What I wanted for my birthday was to write something funny so everybody could have a good laugh.


But I couldn’t get myself into the mood.


I’ve been reading Michael Steinberger’s recent best seller, “THE PHILOSOPHER IN THE VALLEY.“


No, it’s not about my favorite philosopher, Leibniz. It’s about Palantir CEO Alex Karp, subtitled “the Rise of the Surveillance State.”


Right away you get the feeling that the book is dealing with an unbalanced mind.
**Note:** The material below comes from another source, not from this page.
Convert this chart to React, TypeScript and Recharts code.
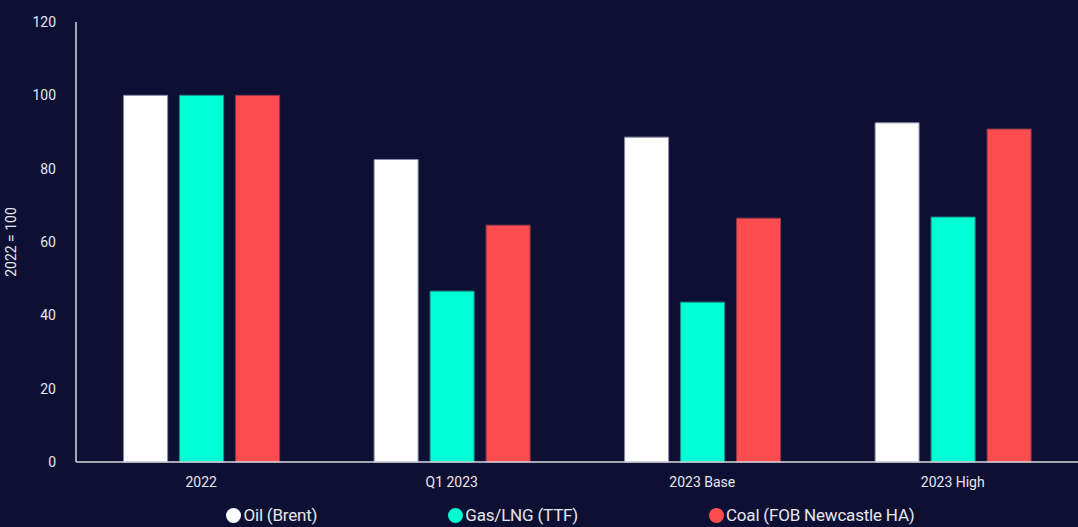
import React from "react";
import { BarChart, Bar, XAxis, YAxis, Legend, Label } from "recharts";

const categories = ["2022", "Q1 2023", "2023 Base", "2023 High"];
const oil = [100, 82.5, 88.6, 92.5];
const gas = [100, 46.6, 43.6, 66.8];
const coal = [100, 64.6, 66.5, 90.8];
const yTicks = [0, 20, 40, 60, 80, 100, 120];

const series = [
  { key: "oil", name: "Oil (Brent)", color: "#ffffff", stroke: "#8a8aa6" },
  { key: "gas", name: "Gas/LNG (TTF)", color: "#00ffd5", stroke: "#1a8f8a" },
  { key: "coal", name: "Coal (FOB Newcastle HA)", color: "#ff4d4f", stroke: "#8a3a4a" },
];

const data = categories.map((c, i) => ({
  name: c,
  oil: oil[i],
  gas: gas[i],
  coal: coal[i],
}));

const BG = "#0e1033";
const TEXT = "#e6e6ee";

function CustomLegend() {
  return (
    <div
      style={{
        display: "flex",
        justifyContent: "center",
        gap: 131,
        paddingTop: 3,
        paddingLeft: 62,
        fontFamily: "Roboto, sans-serif",
        fontSize: 17,
        letterSpacing: -0.2,
        color: TEXT,
      }}
    >
      {series.map((s) => (
        <div key={s.key} style={{ display: "flex", alignItems: "center", gap: 2 }}>
          <span
            style={{
              display: "inline-block",
              width: 15,
              height: 15,
              borderRadius: "50%",
              background: s.color,
            }}
          />
          <span>{s.name}</span>
        </div>
      ))}
    </div>
  );
}

export default function App() {
  return (
    <div
      style={{
        position: "fixed",
        top: 0,
        left: 0,
        width: 1078,
        height: 527,
        background: BG,
        fontFamily: "Roboto, sans-serif",
      }}
    >
      <BarChart
        width={1078}
        height={527}
        data={data}
        margin={{ top: 22, right: 0, bottom: 0, left: 1 }}
        barCategoryGap="19%"
        barGap={12}
      >
        <XAxis
          dataKey="name"
          axisLine={{ stroke: "#d8d8e0", strokeWidth: 1.5 }}
          tickLine={false}
          tick={{ fill: TEXT, fontSize: 14 }}
          tickMargin={9}
          height={40}
        />
        <YAxis
          domain={[0, 120]}
          ticks={yTicks}
          width={75}
          axisLine={{ stroke: "#d8d8e0", strokeWidth: 1.5 }}
          tickLine={false}
          tick={{ fill: TEXT, fontSize: 14 }}
          tickMargin={14}
        >
          <Label
            value="2022 = 100"
            angle={-90}
            position="insideLeft"
            offset={10}
            style={{ fill: TEXT, fontSize: 14, textAnchor: "middle" }}
          />
        </YAxis>
        <Legend verticalAlign="bottom" height={25} content={<CustomLegend />} />
        {series.map((s) => (
          <Bar
            key={s.key}
            dataKey={s.key}
            name={s.name}
            fill={s.color}
            stroke={s.stroke}
            strokeWidth={1}
            isAnimationActive={false}
          />
        ))}
      </BarChart>
    </div>
  );
}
The first chapter of the book is entitled: “MAKING THE WORLD SAFE FOR HIMSELF.” Karp is the archetype of all the Alex Karps of the world, lacking the ability to feel part of anything larger than themselves.


Kind of sad, you know.


In the language of Wikipedia: “Palantir Technologies, Inc. is an American publicly traded company that develops data integration and analytics platforms enabling government agencies, militaries, and corporations to make decisions by combining and analyzing data from multiple sources.”


Not very funny.


The way it works, the DOD, now the DOW, asks Palantir a question, like: “Given the givens, what’s the quickest, most efficient way to destroy Persia… the only way to bend it to our will, or at least our best bet to ger ‘er done?”

The DOW follows orders.


According to former CIA analyst/IAEA weapons inspector Scott Ritter, Palantir most likely supplied the targeting data for World War Three’s opening attack… ­on a school for young girls in southern Iran, an algorithmically calculated act to spiritually and demographically demoralize and break the will a population to resist the inevitable, according to a tech company’s creation. The soldier on a ship at the end of a long chain of command passing down orders via Starlink doesn’t even have to think, just push a button and hope the Alex Karps of the world know what they’re doing.


Not very funny at all.


Ironically, the State of Israel was born the same year I was born. That’s not funny, either. Kind of spooky, actually.  But Leibniz said things are destined to be better because it’s possible and what’s possible demands to exist.


A rabbi and a priest walk into a neighborhood bar together. The muslin cleric behind the bar says, “What’ll it be?” They all laugh at one another’s jokes. Off in their own dark corners sit the Alex Karps of the world, alone, but safely protected behind their walls.